Panamanian President Juan Carlos Varela was making his first state visit to Beijing on Friday after breaking off relations with Taiwan and establishing formal ties with China five months ago.
Varela was to meet with Chinese President Xi Jinping at the Great Hall of the People after officially opening the new Panamanian Embassy in Beijing on Thursday.
Panama’s break with Taiwan left the self-governing democracy with just 20 diplomatic allies, mainly small developing nations in Central America, the Caribbean, the South Pacific and Africa.
China claims the island as its own territory and has campaigned relentlessly to isolate it globally.
Panama said its decision to switch ties was economically motivated, although it also endorsed Beijing’s “one-China principle” stating that Taiwan is Chinese territory. With China rapidly expanding its economic footprint abroad, Varela has said he hopes the new relationship will prove an economic boon to his Central American nation.

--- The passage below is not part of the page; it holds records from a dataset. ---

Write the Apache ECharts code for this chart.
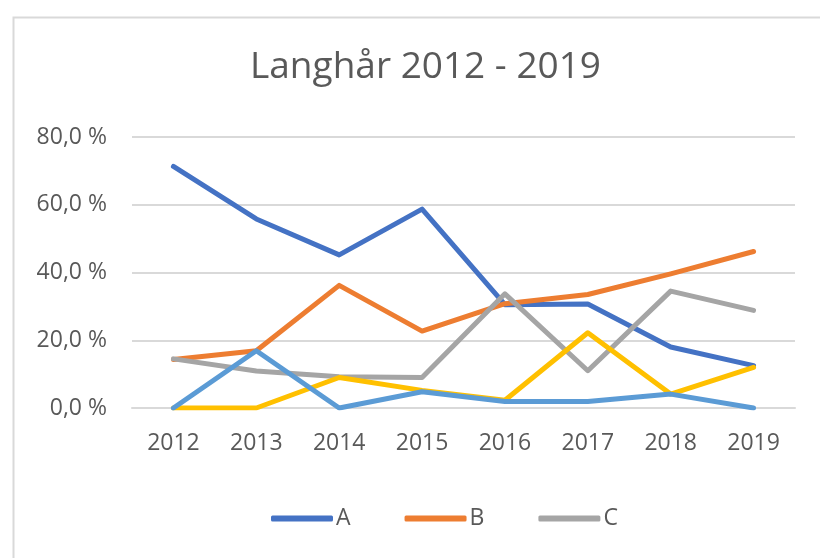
<!DOCTYPE html>
<html>
<head>
<meta charset="utf-8">
<script src="https://cdn.jsdelivr.net/npm/echarts@6/dist/echarts.min.js"></script>
<style>html,body{margin:0;padding:0;background:#fff;}#c{width:820px;height:558px;}</style>
</head>
<body>
<div id="c"></div>
<script>
const years = ['2012','2013','2014','2015','2016','2017','2018','2019'];
const seriesA = [71.3, 55.8, 45.2, 58.7, 30.5, 30.7, 18.0, 12.5];
const seriesB = [14.3, 16.9, 36.2, 22.7, 30.8, 33.5, 39.6, 46.2];
const seriesC = [14.5, 10.9, 9.2, 9.0, 33.7, 11.0, 34.5, 28.8];
const seriesD = [0.0, 0.0, 9.0, 5.2, 2.3, 22.2, 4.1, 12.0];
const seriesE = [0.0, 16.9, 0.0, 4.8, 1.9, 1.9, 4.1, 0.0];
const yTicks = [0, 20, 40, 60, 80];

const FONT = "'Open Sans', 'Noto Sans', sans-serif";
const TXT = '#595959';
function mk(name, data, color) {
  return {
    name: name, type: 'line', data: data, symbol: 'none', showSymbol: false,
    lineStyle: { color: color, width: 5, cap: 'round', join: 'round' },
    itemStyle: { color: color },
    animation: false
  };
}
const chart = echarts.init(document.getElementById('c'));
chart.setOption({
  animation: false,
  backgroundColor: '#fff',
  title: {
    text: 'Langhår 2012 - 2019', left: 245, top: 44,
    textStyle: { color: TXT, fontFamily: FONT, fontSize: 37, fontWeight: 'normal' }
  },
  graphic: [{
    type: 'rect', left: 11, top: 15, shape: { width: 900, height: 700 },
    style: { fill: 'none', stroke: '#D9D9D9', lineWidth: 2 }, silent: true
  }],
  legend: {
    data: ['A', 'B', 'C'], bottom: 23, left: 266,
    icon: 'roundRect', itemWidth: 62, itemHeight: 6, itemGap: 54,
    textStyle: { color: TXT, fontFamily: FONT, fontSize: 23, padding: [0,0,0,-2] }
  },
  grid: { left: 132, right: 25, top: 137, bottom: 150 },
  xAxis: {
    type: 'category', data: years, boundaryGap: true,
    axisLine: { show: true, lineStyle: { color: '#D9D9D9', width: 2 } },
    axisTick: { show: false },
    axisLabel: { color: TXT, fontFamily: FONT, fontSize: 23, margin: 24 }
  },
  yAxis: {
    type: 'value', min: yTicks[0], max: yTicks[yTicks.length - 1], interval: 20,
    axisLine: { show: false }, axisTick: { show: false },
    splitLine: { lineStyle: { color: '#D9D9D9', width: 2 } },
    axisLabel: {
      color: TXT, fontFamily: FONT, fontSize: 23, margin: 25,
      formatter: v => v.toFixed(1).replace('.', ',') + ' %'
    }
  },
  series: [
    mk('A', seriesA, '#4472C4'),
    mk('B', seriesB, '#ED7D31'),
    mk('C', seriesC, '#A5A5A5'),
    mk('D', seriesD, '#FFC000'),
    mk('E', seriesE, '#5B9BD5')
  ]
});
</script>
</body>
</html>
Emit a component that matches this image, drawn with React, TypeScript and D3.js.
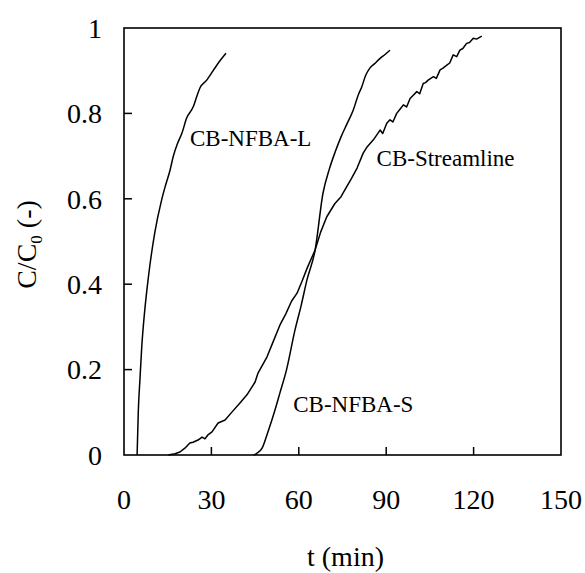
import * as d3 from "d3";

// breakthrough curves, t in min, C/C0
const nfbaLT = [4.5, 4.9, 5.5, 6.1, 7.0, 8.0, 8.9, 10.6, 12.9, 14.1, 15.8, 16.9, 18.4, 19.9, 21.5, 23.8, 25.0, 26.1, 28.4, 30.6, 32.8, 35.0];
const nfbaLC = [0, 0.1, 0.18, 0.254, 0.33, 0.395, 0.445, 0.522, 0.597, 0.628, 0.667, 0.699, 0.73, 0.754, 0.789, 0.816, 0.84, 0.86, 0.878, 0.9, 0.922, 0.941];

const nfbaST = [44.5, 45.6, 47.4, 49.4, 51.8, 53.5, 55.8, 58.7, 60.8, 62.8, 65.6, 68.3, 70.5, 72.5, 74.5, 76.5, 78.7, 80.5, 81.6, 83.0, 84.4, 86.1, 87.9, 89.6, 91.3];
const nfbaSC = [0, 0.004, 0.016, 0.054, 0.105, 0.145, 0.2, 0.293, 0.35, 0.41, 0.48, 0.613, 0.67, 0.71, 0.745, 0.775, 0.808, 0.845, 0.862, 0.89, 0.906, 0.917, 0.929, 0.938, 0.948];

const streamT = [15.2, 17.5, 19.2, 20.9, 22.6, 23.7, 25.4, 26.8, 27.8, 28.8, 30.2, 32.3, 34.7, 37.1, 39.8, 42.2, 43.9, 45.0, 46.0, 49.1, 51.0, 53.5, 55.5, 57.5, 59.4, 61.0, 63.0, 65.6, 67.5, 69.6, 72.4, 74.5, 76.4, 78.1, 80.0, 82.1, 83.5, 85.6, 87.9, 88.8, 90.2, 91.3, 92.3, 93.6, 95.0, 95.9, 97.0, 98.2, 99.2, 100.5, 101.5, 102.7, 103.5, 104.4, 106.2, 107.2, 108.5, 109.5, 110.8, 111.8, 113.0, 114.2, 115.3, 116.3, 117.6, 118.6, 119.9, 121.0, 122.8];
const streamC = [0, 0.003, 0.007, 0.016, 0.028, 0.03, 0.035, 0.042, 0.038, 0.047, 0.054, 0.075, 0.082, 0.101, 0.122, 0.141, 0.159, 0.171, 0.192, 0.23, 0.262, 0.304, 0.33, 0.36, 0.379, 0.405, 0.44, 0.48, 0.522, 0.558, 0.589, 0.605, 0.628, 0.648, 0.672, 0.707, 0.722, 0.738, 0.761, 0.753, 0.777, 0.785, 0.78, 0.8, 0.812, 0.82, 0.815, 0.835, 0.842, 0.851, 0.846, 0.87, 0.872, 0.878, 0.886, 0.882, 0.902, 0.906, 0.913, 0.918, 0.937, 0.933, 0.948, 0.952, 0.964, 0.966, 0.976, 0.974, 0.981];

const xTicks = [0, 30, 60, 90, 120, 150];
const yTicks = [0, 0.2, 0.4, 0.6, 0.8, 1];

const labels = [
  { text: "CB-NFBA-L", t: 22.65, c: 0.724 },
  { text: "CB-Streamline", t: 86.7, c: 0.677 },
  { text: "CB-NFBA-S", t: 58.1, c: 0.1 },
];

const width = 585;
const height = 573;
const margin = { left: 124, top: 28, right: 24, bottom: 118 };

export default function App() {
  const x = d3.scaleLinear().domain([0, 150]).range([margin.left, width - margin.right]);
  const y = d3.scaleLinear().domain([0, 1]).range([height - margin.bottom, margin.top]);

  const line = d3.line<[number, number]>().x(d => x(d[0])).y(d => y(d[1]));
  const smooth = d3.line<[number, number]>().x(d => x(d[0])).y(d => y(d[1])).curve(d3.curveMonotoneX);

  const zip = (ts: number[], cs: number[]) => ts.map((t, i) => [t, cs[i]] as [number, number]);

  const x0 = x(0), x1 = x(150), y0 = y(0), y1 = y(1);
  const font = "'Liberation Serif', 'Times New Roman', serif";

  return (
    <svg width={width} height={height} style={{ position: "absolute", left: 0, top: 0, background: "#fff" }} fontFamily={font}>
      <rect x={x0} y={y1} width={x1 - x0} height={y0 - y1} fill="none" stroke="#000" strokeWidth={1.6} />
      {xTicks.slice(1, -1).map(t => (
        <line key={"xt" + t} x1={x(t)} x2={x(t)} y1={y0} y2={y0 - 8} stroke="#000" strokeWidth={1.5} />
      ))}
      {yTicks.slice(1, -1).map(v => (
        <line key={"yt" + v} x1={x0} x2={x0 + 8} y1={y(v)} y2={y(v)} stroke="#000" strokeWidth={1.5} />
      ))}
      {xTicks.map(t => (
        <text key={"xl" + t} x={x(t)} y={509} textAnchor="middle" fontSize={28}>{t}</text>
      ))}
      {yTicks.map(v => (
        <text key={"yl" + v} x={x0 - 22} y={y(v)} dy="0.35em" textAnchor="end" fontSize={28}>{v}</text>
      ))}
      <text x={(x0 + x1) / 2 + 3} y={566} textAnchor="middle" fontSize={28}>t (min)</text>
      <text transform={`translate(36,${(y0 + y1) / 2 + 3}) rotate(-90)`} textAnchor="middle" fontSize={28}>
        C/C<tspan fontSize={17} dy="6">0</tspan><tspan dy="-6"> (-)</tspan>
      </text>

      <path d={smooth(zip(nfbaLT, nfbaLC)) || ""} fill="none" stroke="#000" strokeWidth={1.5} />
      <path d={smooth(zip(nfbaST, nfbaSC)) || ""} fill="none" stroke="#000" strokeWidth={1.5} />
      <path d={line(zip(streamT, streamC)) || ""} fill="none" stroke="#000" strokeWidth={1.5} strokeLinejoin="round" />

      {labels.map(l => (
        <text key={l.text} x={x(l.t)} y={y(l.c)} fontSize={23}>{l.text}</text>
      ))}
    </svg>
  );
}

China is already the second-most frequent user of the Panama Canal after the United States, and a Chinese consortium operates the ports at both ends of the passageway.
Beijing renewed a campaign to diminish Taiwan’s global standing last year after cutting ties with the government of independence-leaning President Tsai Ing-wen, who has refused to endorse China’s insistence that Taiwan is part of China.
Along with plucking away Panama and two of Taiwan’s African allies, Beijing has barred Taiwan’s representatives from attending the World Health Assembly and other gatherings to which they formerly had access.